Evaristo Machado Netto
No início da gestão do presidente Luiz Inácio Lula da Silva, sua determinação de transformar o Brasil em uma nação cooperativista foi percebida como um estímulo há muito esperado para o movimento crescer no País. Acreditamos que, com o entusiasmo do presidente, seria dado o impulso necessário para ampliar o número de cooperados no Brasil – hoje são 6 milhões -, possibilitando acesso ao trabalho e melhoria da distribuição de renda, os grandes desafios nacionais.
Recebemos várias provas de que o curso da história estava caminhando a nosso favor. A primeira manifestação deu-se na comemoração do Dia Internacional do Cooperativismo, há dois anos, quando o presidente Lula, acompanhado do ministro da Agricultura, Roberto Rodrigues, abriu as portas do palácio do governo para receber os cooperativistas – um ato inédito na história do País. Reconhecendo o cooperativismo como instrumento de inclusão social e distribuição de renda, o governo criou um grupo de trabalho interministerial (GTI) para estudar medidas ao efetivo desenvolvimento do cooperativismo no Brasil. Em 2004, o presidente Lula deu nova demonstração de respeito e estímulo ao visitar a Casa do Cooperativismo em Brasília, na passagem do Dia do Cooperativismo, comemorado em julho.
Porém, as boas intenções ainda não saíram do papel. Pelo contrário, os obstáculos de ordem política e legal têm causado problemas para o movimento e têm dificultado a participação, principalmente das cooperativas de trabalho. Comparadas à CLT por juristas, as cooperativas de trabalho necessitam urgentemente de uma legislação própria. Só assim poderão se apresentar à sociedade como alternativa de geração de trabalho, renda e inclusão social, sem precisar, a todo momento, explicar a que vieram.
É importante deixar claro que cooperativismo não é alternativa à CLT. Também não pode ser encarado como o fim dos direitos trabalhistas. Trata-se de uma forma de combater o desemprego, abrindo oportunidades de trabalho por meio do estímulo ao empreendedorismo.
O ramo cresceu 30% nos últimos três anos. Só em São Paulo, 371 cooperativas de trabalho reúnem quase 110 mil cooperados. No Brasil, são mais de 1.894 cooperativas e 346 mil associados, segundo dados da OCB (Organização das Cooperativas Brasileiras).
Desde o ano passado, o presidente Lula tomou ciência das iniciativas realizadas pelo Sistema OCB para melhorar a credibilidade do cooperativismo de trabalho.
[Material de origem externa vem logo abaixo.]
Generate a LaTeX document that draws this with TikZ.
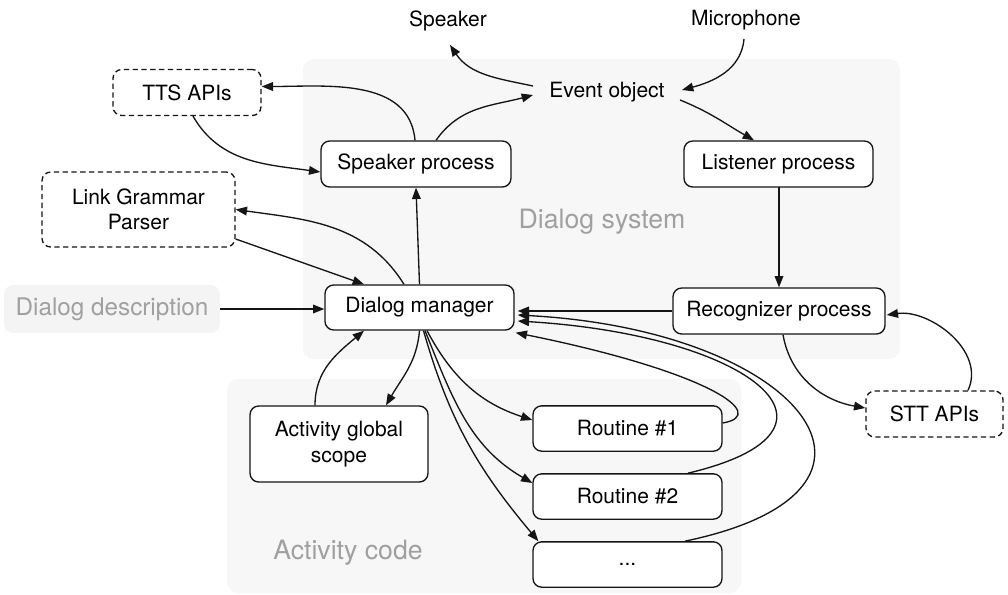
\documentclass[tikz,border=0pt]{standalone}
\usepackage{fontspec}
\setmainfont{TeX Gyre Heros}
\usetikzlibrary{arrows.meta,calc}
\definecolor{bgc}{HTML}{F7F7F7}
\definecolor{ddc}{HTML}{F4F4F4}
\definecolor{gtc}{HTML}{A0A0A0}
\definecolor{ln}{HTML}{151515}
\newcommand{\fsbox}{\fontsize{15.75}{19}\selectfont}
\newcommand{\fsbig}{\fontsize{20}{24}\selectfont}
\newcommand{\fsdd}{\fontsize{18.2}{22}\selectfont}
\begin{document}
\begin{tikzpicture}[x=0.75pt,y=0.75pt,
  box/.style={draw=ln, line width=1pt, rounded corners=6.5pt, fill=white, align=center, font=\fsbox, inner sep=0pt, minimum width=141.75pt, minimum height=34pt},
  dbox/.style={box, dash pattern=on 4pt off 2.6pt},
  lbl/.style={inner sep=0pt, font=\fsbox},
  arr/.style={-{Triangle[length=8.5pt,width=6.5pt]}, line width=1pt, draw=ln},
  bgbox/.style={fill=bgc, rounded corners=8pt, draw=none},
  glbl/.style={text=gtc, font=\fsbig, inner sep=0pt}]
\useasboundingbox (0,0) rectangle (1008,-594);
% backgrounds
\path[bgbox] (303,-59) rectangle (900,-359);
\path[bgbox] (227,-379) rectangle (741,-593);
\node[glbl] (dsl) at (602,-222) {Dialog system};
\node[glbl] (acl) at (348,-553) {Activity code};
% nodes
\node[lbl] (spk) at (448,-21) {Speaker};
\node[lbl] (mic) at (746,-20) {Microphone};
\node[lbl] (ev) at (607,-92) {Event object};
\node[dbox, minimum width=111pt, minimum height=34.5pt] (tts) at (187,-92.5) {TTS APIs};
\node[box, minimum width=142.5pt, minimum height=34.5pt] (sp) at (416,-164) {Speaker process};
\node[box, minimum width=141.75pt, minimum height=34.5pt] (ls) at (778.5,-164) {Listener process};
\node[dbox, minimum width=144.75pt, minimum height=56.25pt] (lgp) at (138.5,-209.5) {Link Grammar\\Parser};
\node[fill=ddc, rounded corners=7pt, text=gtc, font=\fsdd, inner sep=0pt, minimum width=162pt, minimum height=36pt] (dd) at (112,-309) {Dialog description};
\node[box, minimum width=141.75pt, minimum height=33.75pt] (dm) at (419.5,-307.5) {Dialog manager};
\node[box, minimum width=159pt, minimum height=34.5pt] (rec) at (779,-311) {Recognizer process};
\node[dbox, minimum width=102.75pt, minimum height=34.5pt] (stt) at (934.5,-414) {STT APIs};
\node[box, minimum width=133.5pt, minimum height=57pt] (ags) at (339,-444) {Activity global\\scope};
\node[box] (r1) at (627.5,-428.5) {Routine \#1};
\node[box] (r2) at (627.5,-496.5) {Routine \#2};
\node[box] (rd) at (627.5,-564.5) {...};
% connectors
\draw[arr] ($(ev.center)+(-74,6)$) to[out=168,in=-56] ($(spk.center)+(2,-24)$);
\draw[arr] ($(mic.center)+(-2,-19)$) to[out=-95,in=15] ($(ev.center)+(75,2)$);
\draw[arr] ($(sp.north)+(20,0)$) to[out=55,in=-165] ($(ev.center)+(-74,-3)$);
\draw[arr] ($(ev.center)+(73,-8)$) to[out=-22,in=150] ($(ls.north)+(-24.5,0)$);
\draw[arr] ($(sp.north)+(-1,0)$) to[out=95,in=0] ($(tts.east)+(0,6)$);
\draw[arr] ($(tts.south)+(6,0)$) to[out=-60,in=172] ($(sp.west)+(0,-8)$);
\draw[arr] (ls.south) -- (ls.south -| rec.north) -- (rec.north);
\draw[arr] (rec.west) -- ($(rec.west -| dm.east)+(3,0)$);
\draw[arr] ($(rec.south)+(4,0)$) to[out=-80,in=170] ($(stt.west)+(0,6)$);
\draw[arr] ($(stt.north)+(33.5,0)$) to[out=65,in=8] ($(rec.east)+(1,-4)$);
\draw[arr] (dm.north) -- (sp.south);
\draw[arr] ($(dm.north)+(-15.5,0)$) to[out=122,in=-8] (lgp.east);
\draw[arr] ($(lgp.east)+(0,-29.5)$) -- ($(dm.north)+(-55.5,0)$);
\draw[arr] (dd.east) -- (dd.east -| dm.west);
\draw[arr] ($(ags.north)+(-24,0)$) to[out=90,in=-140] ($(dm.south)+(-55.5,0)$);
\draw[arr] (dm.south) to[out=-95,in=60] ($(ags.north)+(47,0)$);
\draw[arr] ($(dm.south)+(7.5,0)$) to[out=-62,in=162] ($(r1.west)+(0,8.5)$);
\draw[arr] ($(dm.south)+(5.5,0)$) to[out=-68,in=150] ($(r2.west)+(0,13.5)$);
\draw[arr] ($(dm.south)+(4,0)$) to[out=-74,in=130] ($(rd.north west)+(6,0)$);
\draw[arr] ($(r1.east)+(0,5.5)$) .. controls (770,-415) and (710,-372) .. ($(dm.south east)+(1,-2)$);
\draw[arr] ($(r2.north)+(60.5,0)$) .. controls (870,-430) and (750,-335) .. ($(dm.east)+(3,-13.5)$);
\draw[arr] ($(rd.north)+(57.5,0)$) .. controls (930,-490) and (800,-330) .. ($(dm.east)+(3,-7.5)$);
\end{tikzpicture}
\end{document}
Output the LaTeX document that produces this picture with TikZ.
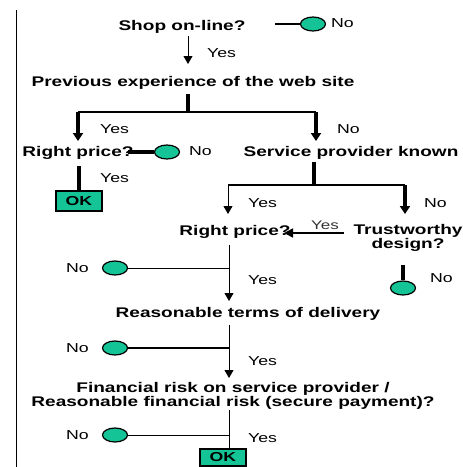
\documentclass[tikz,border=0pt]{standalone}
\usepackage{fontspec}
\setmainfont{Liberation Sans}
\usetikzlibrary{arrows.meta,shapes.geometric}
\definecolor{mint}{RGB}{20,196,150}
% Arial-like text, stretched sideways
\newcommand\sx[1]{\scalebox{1.36}[1]{#1}}
\begin{document}
\begin{tikzpicture}[x=1pt,y=-1pt,
  q/.style={font=\fontsize{14}{13}\selectfont\bfseries, inner sep=0pt, align=center},
  ans/.style={font=\fontsize{13}{13}\selectfont, inner sep=0pt, anchor=west},
  stopdot/.style={ellipse, draw, fill=mint, line width=1.2pt, minimum width=25pt, minimum height=14pt, inner sep=0pt},
  okbox/.style={draw, fill=mint, line width=2pt, minimum width=46pt, minimum height=20pt, inner sep=0pt, font=\fontsize{13}{13}\selectfont\bfseries},
  lnthin/.style={line width=1pt},
  lnmed/.style={line width=2pt},
  lnthick/.style={line width=3.5pt},
  arrthin/.style={line width=1pt, -{Triangle[width=9pt,length=8pt]}},
  arrthick/.style={line width=3.5pt, -{Triangle[width=10pt,length=8pt]}},
]
\clip (0,0) rectangle (463,467);
\fill[white] (0,0) rectangle (463,467);

% left margin rule
\draw[line width=1.5pt] (16.5,10) -- (16.5,470);

% --- first question
\node[q] (shop) at (182,27) {\sx{Shop on-line?}};
\node[stopdot] (c0) at (313,24) {};
\coordinate (c0w) at (275,24);
\draw[lnmed] (c0w) -- (c0);
\node[ans] at (331,23) {\sx{No}};
\coordinate (a0s) at (188,36);
\coordinate (a0e) at (188,64);
\draw[arrthin] (a0s) -- (a0e);
\node[ans] at (207,53) {\sx{Yes}};

% --- previous experience
\node[q] (prev) at (193,83) {\sx{Previous experience of the web site}};
\coordinate (t1) at (188,94);
\coordinate (j1) at (188,112);
\coordinate (l1) at (78,112);
\coordinate (r1) at (316,112);
\coordinate (l1e) at (78,141);
\coordinate (r1e) at (316,141);
\draw[lnthick] (t1) -- (j1);
\draw[lnmed] (l1) -- (r1);
\draw[arrthick] (l1) -- (l1e);
\draw[arrthick] (r1) -- (r1e);
\node[ans] at (100,129) {\sx{Yes}};
\node[ans] at (337,129) {\sx{No}};

% --- left branch
\node[q] (rp1) at (78,153) {\sx{Right price?}};
\node[stopdot] (c1) at (167,152) {};
\coordinate (rp1e) at (128,152);
\draw[lnthick] (rp1e) -- (c1);
\node[ans] at (189,151) {\sx{No}};
\node[okbox] (ok1) at (79,201) {\sx{OK}};
\coordinate (rp1s) at (79,166);
\draw[lnthick] (rp1s) -- (ok1.north);
\node[ans] at (100,178) {\sx{Yes}};

% --- right branch
\node[q] (spk) at (351,153) {\sx{Service provider known}};
\coordinate (t2) at (314,162);
\coordinate (j2) at (314,185);
\coordinate (l2) at (228,185);
\coordinate (r2) at (405,185);
\coordinate (l2e) at (228,214);
\coordinate (r2e) at (405,214);
\draw[lnthick] (t2) -- (j2);
\draw[lnmed] (l2) -- (r2);
\draw[arrthin] (l2) -- (l2e);
\draw[arrthick] (r2) -- (r2e);
\node[ans] at (248,203) {\sx{Yes}};
\node[ans] at (424,203) {\sx{No}};

\node[q] (rp2) at (235,232) {\sx{Right price?}};
\node[q] (trust) at (408,238) {\sx{Trustworthy}\\\sx{design?}};
\coordinate (ty) at (344,233);
\coordinate (tye) at (284,233);
\draw[line width=1.5pt, -{Triangle[width=9pt,length=9pt]}] (ty) -- (tye);
\node[ans, font=\fontsize{12.5}{12}\selectfont, text=black!80] at (311,225) {\sx{Yes}};

% trustworthy: no
\coordinate (tn) at (403,265);
\node[stopdot] (c3) at (403,288) {};
\draw[lnthick] (tn) -- (c3.north);
\node[ans] at (430,278) {\sx{No}};

% right price (2)
\coordinate (rp2s) at (229,245);
\coordinate (rp2e) at (229,301);
\draw[arrthin] (rp2s) -- (rp2e);
\node[stopdot] (c2) at (115,268) {};
\coordinate (k2) at (229,268);
\draw[lnthin] (c2) -- (k2);
\node[ans] at (66,268) {\sx{No}};
\node[ans] at (248,280) {\sx{Yes}};

% delivery
\node[q] (terms) at (248,314) {\sx{Reasonable terms of delivery}};
\coordinate (tds) at (229,325);
\coordinate (tde) at (229,378);
\draw[arrthin] (tds) -- (tde);
\node[stopdot] (c4) at (115,348) {};
\coordinate (k4) at (229,348);
\draw[lnmed] (c4) -- (k4);
\node[ans] at (66,348) {\sx{No}};
\node[ans] at (248,361) {\sx{Yes}};

% financial risk
\node[q] (fin) at (233,396) {\sx{Financial risk on service provider /}\\\sx{Reasonable financial risk (secure payment)?}};
\node[okbox, minimum height=17pt] (ok2) at (223,457.5) {\sx{OK}};
\coordinate (fns) at (229,410);
\draw[lnthin] (fns) -- (fns |- ok2.north);
\node[stopdot] (c5) at (115,435) {};
\coordinate (k5) at (229,435);
\draw[lnthin] (c5) -- (k5);
\node[ans] at (66,435) {\sx{No}};
\node[ans] at (248,438) {\sx{Yes}};
\end{tikzpicture}
\end{document}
Reunindo extenso material, fruto de reuniões e discussões realizadas nas unidades estaduais da OCB, um comitê de juristas consolidou os estudos num único documento – Os Critérios para Identificação das Cooperativas de Trabalho. Baseado nos preceitos da Organização Mundial do Trabalho, o documento é resultado de uma construção coletiva e norteia a constituição e o desempenho de uma cooperativa no que se refere à segurança do trabalho, direitos humanos, previdência social, saúde ocupacional, cuidados com as crianças e jovens, entre outros. Os critérios representam nossa contribuição ao desafio do GTI de dar o impulso que falta para que o movimento cooperativista se firme no Brasil. Mais do que isso, o documento demonstra nossa vontade de acertar.
Às vésperas da comemoração de mais um Dia Internacional do Cooperativismo, o GTI e o Ministério do Trabalho e Emprego estudam um anteprojeto de lei para regulamentar as cooperativas de trabalho. Depois de abrir as portas para o cooperativismo, chegou a hora de o governo implementar as leis necessárias para a efetiva consolidação do setor.
O momento é de definições. É preciso que seja aprovado, o mais breve possível, um projeto de lei que regulamente, sim, as cooperativas, mas também preserve os princípios essenciais do cooperativismo, como a autonomia e independência dos empreendimentos (autogestão), a adesão livre e voluntária para se associar e a gestão democrática (um homem, um voto). Só assim, o cooperativismo comprovará ser a melhor alternativa para organizar a força de trabalho e diminuir o desemprego, mantendo o espírito do empreendedorismo e da autonomia do cidadão.
Evaristo Machado Netto é presidente do Sistema Ocesp/Sescoop-SP (Organização das Cooperativas do Estado de S. Paulo e Serviço Nacional de Aprendizagem do Cooperativismo).